Wednesday, January 26, 2011

Retro Review: You're Going to Rattle the Stars, You Are

I just recently revisited Treasure Planet for the first time since its home video release in spring of 2003.  Even though I enjoyed the film very much when it was released in 2002, it faded rather quickly from my memory, no doubt in part due to its lukewarm critical reception and rather disastrous box office returns.  People for the most part, including even the most passionate of Disney fans, simply stopped talking about it.  It even seems that the Walt Disney Company itself has subtlety disowned it.

It deserves better.

Treasure Planet does have its passionate supporters of which I now include myself.  Voyages Extraordinaires author Cory Gross called the film an "unsung Disney classic" and noted, "It proposes a swashbuckling, romantic aesthetic for the Hubble Age that prefigured the popularity of Disney's pirate band and silhouettes them against beautiful novae and nebulae."  You can find Cory's intelligent and very articulate review of Treasure Planet here; he pretty much states all of the things about it that I wish I could have included here in this Retro Review.  Needless to say, I wholly agree with his conjecture that it is perhaps the company's most underrated film since Fantasia.  Similar to Fantasia, Treasure Planet, in concept, design and execution, was most certainly years ahead if its time.
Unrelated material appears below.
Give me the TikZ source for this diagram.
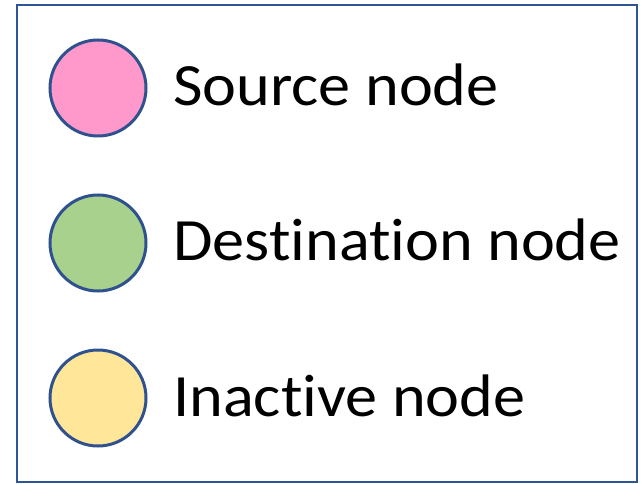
\documentclass[tikz,border=0pt]{standalone}
\usepackage{fontspec}
\setmainfont[Ligatures=NoCommon, FakeStretch=1.07]{Carlito}
\definecolor{frameblue}{HTML}{2F5597}
\definecolor{ringblue}{HTML}{2F528F}
\definecolor{srcpink}{HTML}{FF99CC}
\definecolor{dstgreen}{HTML}{A9D18E}
\definecolor{idleyellow}{HTML}{FFE699}
% keep "t" and "i" as separate glyphs
\newcommand{\tiplain}{t\kern0pt i}
\tikzset{
  legenddot/.style={circle, draw=ringblue, line width=2.25pt, minimum size=72pt, inner sep=0pt},
  legendtext/.style={anchor=base west, inner sep=0pt, font=\fontsize{45pt}{50pt}\selectfont}
}
\begin{document}
\begin{tikzpicture}[x=0.75pt, y=-0.75pt]
  \useasboundingbox (0,0) rectangle (641,484);
  % legend frame
  \draw[frameblue, line width=1.5pt] (17,5) rectangle (637,482);
  % legend entries
  \node[legenddot, fill=srcpink]   (src)  at (98,88)  {};
  \node[legenddot, fill=dstgreen]  (dst)  at (98,243) {};
  \node[legenddot, fill=idleyellow](idle) at (98,398) {};
  \node[legendtext] (srclbl)  at (173,106) {Source node};
  \node[legendtext] (dstlbl)  at (173,261) {Des\tiplain na\tiplain on node};
  \node[legendtext] (idlelbl) at (173,416) {Inac\tiplain ve node};
\end{tikzpicture}
\end{document}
I was drawn back to Treasure Planet, primarily due to my recent fascination with Victorian-Edwardian Scientific Romance and Retro-Futurism.  (Again, a nod to Cory and his Voyages Extraordinaires site, where I have been extensively educated in these matters, and in the nuances and ambiguities of what many people now refer to as "steampunk.")  My Hawkins Strongbox project reflects this passion, and my interest in matters of this regard can be easily traced back to the formative Disney years of my youth.  This was when I had only a passing interest in animation and had yet to experience a theme park, but was drawn like moth to flame to Disney live-action adventure films.  In Search of the Castaways and The Island at the Top of the World are among the Saturday matinee memories that I still cherish to this day, and I have no doubt that those experiences laid the subconscious groundwork for my most recent explorations into these aforementioned genres that encompass almost every known category of entertainment.  (Yes, there is even a steampunk category of music; check out Abney Park for starters.)
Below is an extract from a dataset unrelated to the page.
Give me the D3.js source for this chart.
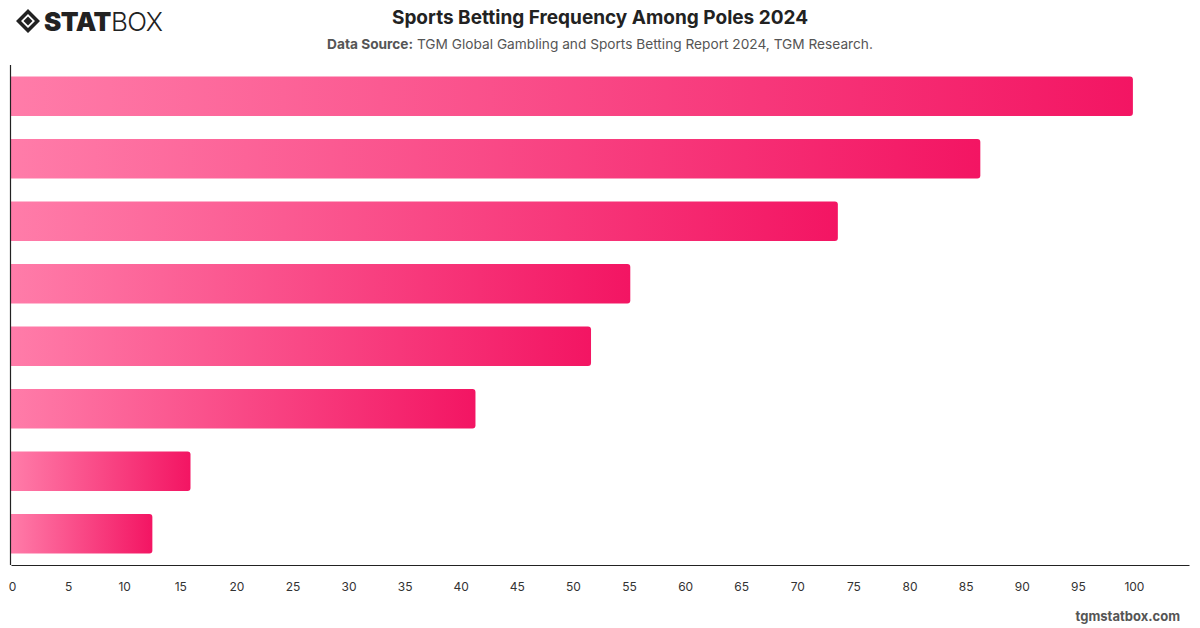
<!DOCTYPE html>
<html>
<head>
<meta charset="utf-8">
<script src="https://cdn.jsdelivr.net/npm/d3@7"></script>
<style>
  html, body { margin: 0; padding: 0; background: #fff; }
  svg { display: block; font-family: Inter, "Noto Sans", sans-serif; }
</style>
</head>
<body>
<svg id="chart" width="1200" height="628"></svg>
<script>
const categories = ["A", "B", "C", "D", "E", "F", "G", "H"];
const values = [100, 86.4, 73.7, 55.2, 51.7, 41.4, 16.0, 12.6];
const tickValues = [0, 5, 10, 15, 20, 25, 30, 35, 40, 45, 50, 55, 60, 65, 70, 75, 80, 85, 90, 95, 100];
const xDomainMax = 105;

const svg = d3.select("#chart");
const W = 1200, H = 628;
const m = { left: 11, right: 11, top: 65, bottom: 63 };

const x = d3.scaleLinear().domain([0, xDomainMax]).range([m.left, W - m.right]);
const y = d3.scaleBand().domain(categories).range([m.top, H - m.bottom])
  .paddingInner(0.37).paddingOuter(0.185);

// gradient
const defs = svg.append("defs");
const grad = defs.append("linearGradient").attr("id", "barGrad")
  .attr("x1", "0%").attr("x2", "100%").attr("y1", "0%").attr("y2", "0%");
grad.append("stop").attr("offset", "0%").attr("stop-color", "#ff7ca9");
grad.append("stop").attr("offset", "100%").attr("stop-color", "#f31563");

// logo
const logo = svg.append("g").attr("transform", "translate(16,9)");
logo.append("path")
  .attr("d", "M12,0 L24,12 L12,24 L0,12 Z M12,5 L19,12 L12,19 L5,12 Z")
  .attr("fill", "#222").attr("fill-rule", "evenodd");
logo.append("path").attr("d", "M12,7.5 L16.5,12 L12,16.5 L7.5,12 Z").attr("fill", "#222");
logo.append("text").attr("x", 28).attr("y", 22)
  .style("font-family", "Inter, sans-serif").style("font-size", "26px")
  .style("letter-spacing", "-0.5px")
  .html('<tspan font-weight="900" fill="#222">STAT</tspan><tspan font-weight="300" fill="#222">BOX</tspan>');

// title
svg.append("text").attr("x", 600).attr("y", 24).attr("text-anchor", "middle")
  .style("font-size", "19px").style("font-weight", "700").style("fill", "#222")
  .text("Sports Betting Frequency Among Poles 2024");
svg.append("text").attr("x", 600).attr("y", 49).attr("text-anchor", "middle")
  .style("font-size", "13.7px").style("fill", "#555")
  .html('<tspan font-weight="700">Data Source:</tspan> TGM Global Gambling and Sports Betting Report 2024, TGM Research.');

// bars with right rounded corners
const r = 3;
svg.append("g").selectAll("path").data(values).join("path")
  .attr("fill", "url(#barGrad)")
  .attr("d", (d, i) => {
    const x0 = x(0), x1 = x(d), y0 = y(categories[i]), h = y.bandwidth();
    return `M${x0},${y0} H${x1 - r} Q${x1},${y0} ${x1},${y0 + r} V${y0 + h - r} Q${x1},${y0 + h} ${x1 - r},${y0 + h} H${x0} Z`;
  });

// axes
const xAxis = d3.axisBottom(x).tickValues(tickValues).tickSize(0).tickPadding(17);
const gx = svg.append("g").attr("transform", `translate(0,${H - m.bottom})`).call(xAxis);
gx.select(".domain").attr("stroke", "#222").attr("stroke-width", 1.2);
gx.selectAll("text").style("font-size", "12px").style("fill", "#333")
  .style("font-family", "Inter, sans-serif").attr("dx", 1);

svg.append("line").attr("x1", m.left - 0.5).attr("x2", m.left - 0.5)
  .attr("y1", m.top).attr("y2", H - m.bottom).attr("stroke", "#222").attr("stroke-width", 1.2);

// footer
svg.append("text").attr("x", 1180).attr("y", 621).attr("text-anchor", "end")
  .style("font-size", "13px").style("font-weight", "700").style("fill", "#555")
  .text("tgmstatbox.com");
</script>
</body>
</html>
Treasure Planet is in my opinion, a creative amalgamation of themes attributed to three of the 19th century's most recognized authors of fantastic fiction: Robert Louis Stevenson, Jules Verne, and Edgar Rice Burroughs.  The connection to Stevenson is of course direct, being based on that author's classic adventure tale, Treasure Island.  From Verne and Burroughs come notions of space travel and otherworldly settings.  Treasure Planet filmmakers John Muskers and Ron Clements (writers-producers-directors) married these notions to some retro-modern technologies and crafted a stunning and often visually complex masterpiece, for which they have never been given enough credit.
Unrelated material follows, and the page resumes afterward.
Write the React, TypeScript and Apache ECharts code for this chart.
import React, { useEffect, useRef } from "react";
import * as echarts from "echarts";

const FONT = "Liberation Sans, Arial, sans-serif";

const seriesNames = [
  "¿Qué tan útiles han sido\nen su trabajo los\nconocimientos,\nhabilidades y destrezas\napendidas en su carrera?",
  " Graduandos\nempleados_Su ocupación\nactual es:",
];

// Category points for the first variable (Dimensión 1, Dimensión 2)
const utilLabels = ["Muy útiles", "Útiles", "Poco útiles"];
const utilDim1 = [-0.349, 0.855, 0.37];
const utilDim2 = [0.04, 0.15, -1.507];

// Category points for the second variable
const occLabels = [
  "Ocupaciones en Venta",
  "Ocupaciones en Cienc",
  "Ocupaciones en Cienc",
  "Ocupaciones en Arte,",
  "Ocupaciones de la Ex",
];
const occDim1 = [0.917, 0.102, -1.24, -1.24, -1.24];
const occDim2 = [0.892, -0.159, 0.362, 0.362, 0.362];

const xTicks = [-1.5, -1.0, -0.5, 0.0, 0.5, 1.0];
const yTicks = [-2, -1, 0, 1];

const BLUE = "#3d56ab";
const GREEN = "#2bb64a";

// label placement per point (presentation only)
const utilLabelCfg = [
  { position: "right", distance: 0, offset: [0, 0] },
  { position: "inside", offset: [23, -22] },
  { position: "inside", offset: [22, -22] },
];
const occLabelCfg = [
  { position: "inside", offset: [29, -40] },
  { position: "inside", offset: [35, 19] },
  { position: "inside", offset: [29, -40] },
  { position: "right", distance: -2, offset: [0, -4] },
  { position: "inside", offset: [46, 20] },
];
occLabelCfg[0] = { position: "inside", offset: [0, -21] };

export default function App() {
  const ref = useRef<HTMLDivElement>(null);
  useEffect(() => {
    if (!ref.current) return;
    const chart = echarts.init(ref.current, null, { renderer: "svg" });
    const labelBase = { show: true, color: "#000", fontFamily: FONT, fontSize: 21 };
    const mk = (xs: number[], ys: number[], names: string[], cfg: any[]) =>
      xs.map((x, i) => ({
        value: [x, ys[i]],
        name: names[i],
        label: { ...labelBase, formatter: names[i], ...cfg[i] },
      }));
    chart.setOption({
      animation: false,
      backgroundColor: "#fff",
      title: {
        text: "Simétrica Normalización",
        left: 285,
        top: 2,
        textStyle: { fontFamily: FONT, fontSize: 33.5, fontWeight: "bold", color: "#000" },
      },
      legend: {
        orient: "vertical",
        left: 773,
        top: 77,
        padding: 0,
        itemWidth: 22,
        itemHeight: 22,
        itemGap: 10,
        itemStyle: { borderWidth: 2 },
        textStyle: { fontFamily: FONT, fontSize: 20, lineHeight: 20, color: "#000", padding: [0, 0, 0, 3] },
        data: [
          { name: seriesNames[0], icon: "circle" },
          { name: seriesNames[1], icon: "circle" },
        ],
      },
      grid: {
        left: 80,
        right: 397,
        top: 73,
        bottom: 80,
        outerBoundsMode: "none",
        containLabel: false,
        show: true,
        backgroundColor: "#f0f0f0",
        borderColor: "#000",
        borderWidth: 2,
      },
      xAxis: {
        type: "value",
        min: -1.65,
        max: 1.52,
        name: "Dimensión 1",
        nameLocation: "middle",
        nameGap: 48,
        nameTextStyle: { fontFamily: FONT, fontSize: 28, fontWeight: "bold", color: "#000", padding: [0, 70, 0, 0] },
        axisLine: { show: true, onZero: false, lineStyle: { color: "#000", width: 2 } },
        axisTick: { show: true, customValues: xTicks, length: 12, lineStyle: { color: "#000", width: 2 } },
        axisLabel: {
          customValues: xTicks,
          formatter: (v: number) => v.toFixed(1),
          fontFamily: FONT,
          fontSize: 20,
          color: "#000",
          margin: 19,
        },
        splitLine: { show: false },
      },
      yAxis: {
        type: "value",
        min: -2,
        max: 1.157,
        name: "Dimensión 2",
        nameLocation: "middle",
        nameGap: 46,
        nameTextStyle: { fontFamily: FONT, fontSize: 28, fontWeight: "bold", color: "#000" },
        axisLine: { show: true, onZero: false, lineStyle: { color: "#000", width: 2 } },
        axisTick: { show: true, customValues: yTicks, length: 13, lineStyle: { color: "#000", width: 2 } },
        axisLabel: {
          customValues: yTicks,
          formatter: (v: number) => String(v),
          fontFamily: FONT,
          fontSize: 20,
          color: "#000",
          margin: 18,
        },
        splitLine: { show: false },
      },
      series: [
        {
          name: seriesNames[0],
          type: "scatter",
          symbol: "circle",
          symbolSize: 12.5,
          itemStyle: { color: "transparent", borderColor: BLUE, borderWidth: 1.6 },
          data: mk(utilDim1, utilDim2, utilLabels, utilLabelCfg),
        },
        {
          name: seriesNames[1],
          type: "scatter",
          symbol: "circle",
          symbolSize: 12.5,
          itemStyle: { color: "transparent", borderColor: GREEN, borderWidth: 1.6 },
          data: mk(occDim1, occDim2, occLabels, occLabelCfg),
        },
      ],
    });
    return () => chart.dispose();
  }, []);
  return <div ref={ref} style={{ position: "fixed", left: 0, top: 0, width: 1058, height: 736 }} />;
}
One consistent criticism of the film is that it "lacked heart."  I have always found this to be a particularly shallow critical cliche and one all too easy to get away with.  Visually dynamic films frequently fall victim to this conjecture and Treasure Planet proved to be no exception.  The centerpiece of any Treasure Island adaptation is the relationship between the young Jim Hawkins and the always questionable Long John Silver.  Treasure Planet serves well that story element and brings to bear an emotional resonance that culminates with film's final interaction between the two characters.  Silver's journey of redemption rings especially true when he tells Jim with unabashed pride that, "You're going to rattle the stars, you are."

Hopefully in the years to come, Treasure Planet will shed some of the critical and box office baggage it has been forced to burden and move beyond the general apathy that continues to plague it.  It will certainly never receive the top-tier status afforded the likes of Snow White and Beauty and the Beast, but perhaps it will at least be able to rise to a more respectable level within the rankings of Disney animated features.


Jeff Kurtti said...

This great film was made a political pawn in machinations of the Company, and deserves to be seen and appreciated for its depth of pleasures, not the least of which is the co-performance of John Ripa and Glen Keane as Jim and Hawkins.

In coming decades, people will puzzle over its box office failure, and it will achieve more of the attention it deserves.

Joe Shelby said...

well, I don't think they'll over-puzzle over the box office because one can look at one simple thing that dominated the early 2000s: Lord of the Rings. Treasure Planet was buried in apathy at the time because EVERYBODY was going to Two Towers, talking about Two Towers (particularly the rant-fest about the direction of Faramir), seeing Two Towers again.

Next thing you know we're in awards season and the apathy (combined with a growing anti-Eisner sentiment already taking hold - "Save Disney" was just a few months away) took hold against BOTH Disney releases that year as everybody was watching for Ice Age vs. Stallion (and then being shocked at Spirited Away's coup). The films were getting buried not just by the competition, but by Eisner's overreaction to their low box office as Eisner's accounting policy was often to not consider the home video market to really be a part of a film's larger returns.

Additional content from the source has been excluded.